YOUR TASK: Beginning at the first line of the data, print each line exactly, stopping after the line that contains "(0,1) -- (123,1);".
------
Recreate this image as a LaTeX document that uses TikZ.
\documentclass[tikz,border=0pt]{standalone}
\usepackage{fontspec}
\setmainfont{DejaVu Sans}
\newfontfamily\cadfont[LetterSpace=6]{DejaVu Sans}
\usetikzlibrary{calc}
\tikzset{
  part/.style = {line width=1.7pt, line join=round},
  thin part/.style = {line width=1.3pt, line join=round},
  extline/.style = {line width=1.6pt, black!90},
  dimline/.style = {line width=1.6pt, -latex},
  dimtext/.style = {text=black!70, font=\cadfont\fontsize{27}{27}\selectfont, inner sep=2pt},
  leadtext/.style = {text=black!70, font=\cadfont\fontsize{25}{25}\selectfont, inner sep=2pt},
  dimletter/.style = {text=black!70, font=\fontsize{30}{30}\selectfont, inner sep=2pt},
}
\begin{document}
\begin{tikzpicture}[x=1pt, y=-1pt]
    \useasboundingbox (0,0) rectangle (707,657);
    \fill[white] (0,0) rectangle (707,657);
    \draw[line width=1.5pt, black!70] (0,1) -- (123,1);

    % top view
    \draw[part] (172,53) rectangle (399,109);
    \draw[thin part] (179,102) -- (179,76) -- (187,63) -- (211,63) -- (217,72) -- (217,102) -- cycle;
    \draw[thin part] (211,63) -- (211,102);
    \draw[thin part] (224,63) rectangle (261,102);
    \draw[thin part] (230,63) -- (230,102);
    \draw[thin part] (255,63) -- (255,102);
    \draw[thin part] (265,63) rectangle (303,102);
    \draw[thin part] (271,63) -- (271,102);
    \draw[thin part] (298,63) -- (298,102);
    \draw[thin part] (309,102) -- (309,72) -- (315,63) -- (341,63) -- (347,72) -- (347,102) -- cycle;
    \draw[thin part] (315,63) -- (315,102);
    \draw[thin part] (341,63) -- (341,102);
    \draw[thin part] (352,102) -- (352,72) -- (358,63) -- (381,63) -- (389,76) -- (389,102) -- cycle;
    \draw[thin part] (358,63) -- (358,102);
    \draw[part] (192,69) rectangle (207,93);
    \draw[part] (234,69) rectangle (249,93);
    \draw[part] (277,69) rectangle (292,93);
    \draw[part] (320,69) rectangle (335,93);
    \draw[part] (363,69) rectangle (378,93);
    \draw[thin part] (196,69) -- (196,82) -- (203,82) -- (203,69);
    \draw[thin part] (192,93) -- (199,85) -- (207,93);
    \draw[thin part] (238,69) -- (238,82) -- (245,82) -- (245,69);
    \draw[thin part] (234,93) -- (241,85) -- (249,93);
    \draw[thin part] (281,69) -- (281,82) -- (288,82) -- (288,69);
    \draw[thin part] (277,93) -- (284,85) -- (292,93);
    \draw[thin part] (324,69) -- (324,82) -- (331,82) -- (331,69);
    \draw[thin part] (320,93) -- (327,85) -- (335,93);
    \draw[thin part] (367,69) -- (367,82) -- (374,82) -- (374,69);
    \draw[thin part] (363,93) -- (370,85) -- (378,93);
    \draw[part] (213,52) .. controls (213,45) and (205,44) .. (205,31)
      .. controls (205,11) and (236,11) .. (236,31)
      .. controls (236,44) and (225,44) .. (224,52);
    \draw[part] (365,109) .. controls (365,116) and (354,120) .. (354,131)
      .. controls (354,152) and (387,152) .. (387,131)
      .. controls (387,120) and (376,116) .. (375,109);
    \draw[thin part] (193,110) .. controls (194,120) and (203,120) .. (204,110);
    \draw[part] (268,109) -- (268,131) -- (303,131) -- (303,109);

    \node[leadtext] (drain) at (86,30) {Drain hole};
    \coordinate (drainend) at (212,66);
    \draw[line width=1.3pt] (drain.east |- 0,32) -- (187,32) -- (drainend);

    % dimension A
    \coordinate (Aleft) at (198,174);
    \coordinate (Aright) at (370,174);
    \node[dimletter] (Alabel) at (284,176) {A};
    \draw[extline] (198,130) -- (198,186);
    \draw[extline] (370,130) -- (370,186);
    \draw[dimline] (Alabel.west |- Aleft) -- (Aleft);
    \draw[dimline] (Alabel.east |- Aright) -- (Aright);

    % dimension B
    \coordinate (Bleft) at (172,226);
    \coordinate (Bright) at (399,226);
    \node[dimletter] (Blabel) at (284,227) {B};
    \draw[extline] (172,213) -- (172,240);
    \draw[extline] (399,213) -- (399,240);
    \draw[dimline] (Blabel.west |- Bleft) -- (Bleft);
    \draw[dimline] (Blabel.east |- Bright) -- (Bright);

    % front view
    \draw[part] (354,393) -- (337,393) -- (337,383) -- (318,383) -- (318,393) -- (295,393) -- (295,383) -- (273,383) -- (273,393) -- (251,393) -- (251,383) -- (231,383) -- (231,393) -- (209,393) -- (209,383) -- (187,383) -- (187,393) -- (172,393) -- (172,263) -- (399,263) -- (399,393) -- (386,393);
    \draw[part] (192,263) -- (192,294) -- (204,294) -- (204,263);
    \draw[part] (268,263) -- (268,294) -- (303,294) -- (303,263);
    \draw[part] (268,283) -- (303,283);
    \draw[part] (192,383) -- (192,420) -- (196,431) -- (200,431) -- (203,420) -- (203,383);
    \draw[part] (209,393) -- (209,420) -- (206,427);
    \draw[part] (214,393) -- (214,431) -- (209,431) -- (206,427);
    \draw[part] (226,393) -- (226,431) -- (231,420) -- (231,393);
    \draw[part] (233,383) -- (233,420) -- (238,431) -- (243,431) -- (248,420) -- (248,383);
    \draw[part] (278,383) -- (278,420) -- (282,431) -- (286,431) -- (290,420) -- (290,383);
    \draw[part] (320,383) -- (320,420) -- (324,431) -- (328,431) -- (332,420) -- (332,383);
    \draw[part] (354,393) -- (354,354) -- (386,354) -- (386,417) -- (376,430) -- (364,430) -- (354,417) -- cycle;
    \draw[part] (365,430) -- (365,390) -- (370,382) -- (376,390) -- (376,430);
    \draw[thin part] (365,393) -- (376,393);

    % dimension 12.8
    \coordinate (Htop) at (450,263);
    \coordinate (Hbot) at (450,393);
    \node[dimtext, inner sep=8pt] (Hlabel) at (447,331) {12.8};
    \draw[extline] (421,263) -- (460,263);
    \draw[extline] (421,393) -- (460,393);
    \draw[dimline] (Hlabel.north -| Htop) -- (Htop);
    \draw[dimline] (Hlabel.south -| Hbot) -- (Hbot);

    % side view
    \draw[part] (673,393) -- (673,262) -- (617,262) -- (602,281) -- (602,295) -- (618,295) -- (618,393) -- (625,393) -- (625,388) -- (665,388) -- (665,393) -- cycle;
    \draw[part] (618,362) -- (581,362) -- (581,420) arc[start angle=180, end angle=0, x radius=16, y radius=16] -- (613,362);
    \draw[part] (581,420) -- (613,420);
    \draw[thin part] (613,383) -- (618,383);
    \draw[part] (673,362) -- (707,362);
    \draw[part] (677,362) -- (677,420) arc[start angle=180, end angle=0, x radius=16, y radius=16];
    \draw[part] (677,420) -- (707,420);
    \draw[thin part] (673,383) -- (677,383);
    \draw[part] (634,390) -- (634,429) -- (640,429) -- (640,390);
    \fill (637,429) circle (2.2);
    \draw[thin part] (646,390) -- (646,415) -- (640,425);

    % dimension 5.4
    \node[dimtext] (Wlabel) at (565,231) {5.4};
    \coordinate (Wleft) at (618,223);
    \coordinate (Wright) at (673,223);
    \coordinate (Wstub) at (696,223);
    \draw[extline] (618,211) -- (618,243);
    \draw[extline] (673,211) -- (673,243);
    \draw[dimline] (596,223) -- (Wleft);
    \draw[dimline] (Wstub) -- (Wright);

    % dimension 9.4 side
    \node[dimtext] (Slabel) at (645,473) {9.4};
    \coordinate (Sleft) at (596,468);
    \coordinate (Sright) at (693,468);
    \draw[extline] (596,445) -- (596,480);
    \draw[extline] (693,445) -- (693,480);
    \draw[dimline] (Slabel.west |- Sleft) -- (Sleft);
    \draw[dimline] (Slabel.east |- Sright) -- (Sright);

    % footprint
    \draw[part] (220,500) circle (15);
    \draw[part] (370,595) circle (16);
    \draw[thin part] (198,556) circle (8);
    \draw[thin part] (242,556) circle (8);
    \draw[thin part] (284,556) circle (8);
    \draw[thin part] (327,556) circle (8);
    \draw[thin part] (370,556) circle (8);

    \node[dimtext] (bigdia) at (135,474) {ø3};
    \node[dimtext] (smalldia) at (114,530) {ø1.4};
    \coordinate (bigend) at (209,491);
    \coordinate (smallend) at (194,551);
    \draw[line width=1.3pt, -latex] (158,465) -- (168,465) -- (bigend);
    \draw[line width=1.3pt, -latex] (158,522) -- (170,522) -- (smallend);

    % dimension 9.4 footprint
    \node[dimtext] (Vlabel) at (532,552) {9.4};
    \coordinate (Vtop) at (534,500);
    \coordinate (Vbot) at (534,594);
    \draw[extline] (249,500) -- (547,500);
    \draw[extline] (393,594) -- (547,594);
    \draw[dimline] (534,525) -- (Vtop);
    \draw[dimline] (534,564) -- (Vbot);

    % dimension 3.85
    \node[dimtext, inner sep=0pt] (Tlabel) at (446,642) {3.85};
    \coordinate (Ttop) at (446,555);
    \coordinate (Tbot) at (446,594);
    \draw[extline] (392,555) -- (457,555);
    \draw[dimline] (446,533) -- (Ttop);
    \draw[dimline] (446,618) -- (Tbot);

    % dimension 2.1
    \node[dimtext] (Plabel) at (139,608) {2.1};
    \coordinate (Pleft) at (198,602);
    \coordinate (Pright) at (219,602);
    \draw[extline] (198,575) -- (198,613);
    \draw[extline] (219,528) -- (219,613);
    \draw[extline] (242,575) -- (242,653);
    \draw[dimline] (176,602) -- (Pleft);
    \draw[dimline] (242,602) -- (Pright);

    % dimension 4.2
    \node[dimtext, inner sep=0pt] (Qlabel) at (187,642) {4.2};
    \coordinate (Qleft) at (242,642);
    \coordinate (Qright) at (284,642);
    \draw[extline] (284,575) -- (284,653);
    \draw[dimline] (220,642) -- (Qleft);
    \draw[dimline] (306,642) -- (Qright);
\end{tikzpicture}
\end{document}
------
COMPLETE ANSWER:
Recreate this image as a LaTeX document that uses TikZ.
\documentclass[tikz,border=0pt]{standalone}
\usepackage{fontspec}
\setmainfont{DejaVu Sans}
\newfontfamily\cadfont[LetterSpace=6]{DejaVu Sans}
\usetikzlibrary{calc}
\tikzset{
  part/.style = {line width=1.7pt, line join=round},
  thin part/.style = {line width=1.3pt, line join=round},
  extline/.style = {line width=1.6pt, black!90},
  dimline/.style = {line width=1.6pt, -latex},
  dimtext/.style = {text=black!70, font=\cadfont\fontsize{27}{27}\selectfont, inner sep=2pt},
  leadtext/.style = {text=black!70, font=\cadfont\fontsize{25}{25}\selectfont, inner sep=2pt},
  dimletter/.style = {text=black!70, font=\fontsize{30}{30}\selectfont, inner sep=2pt},
}
\begin{document}
\begin{tikzpicture}[x=1pt, y=-1pt]
    \useasboundingbox (0,0) rectangle (707,657);
    \fill[white] (0,0) rectangle (707,657);
    \draw[line width=1.5pt, black!70] (0,1) -- (123,1);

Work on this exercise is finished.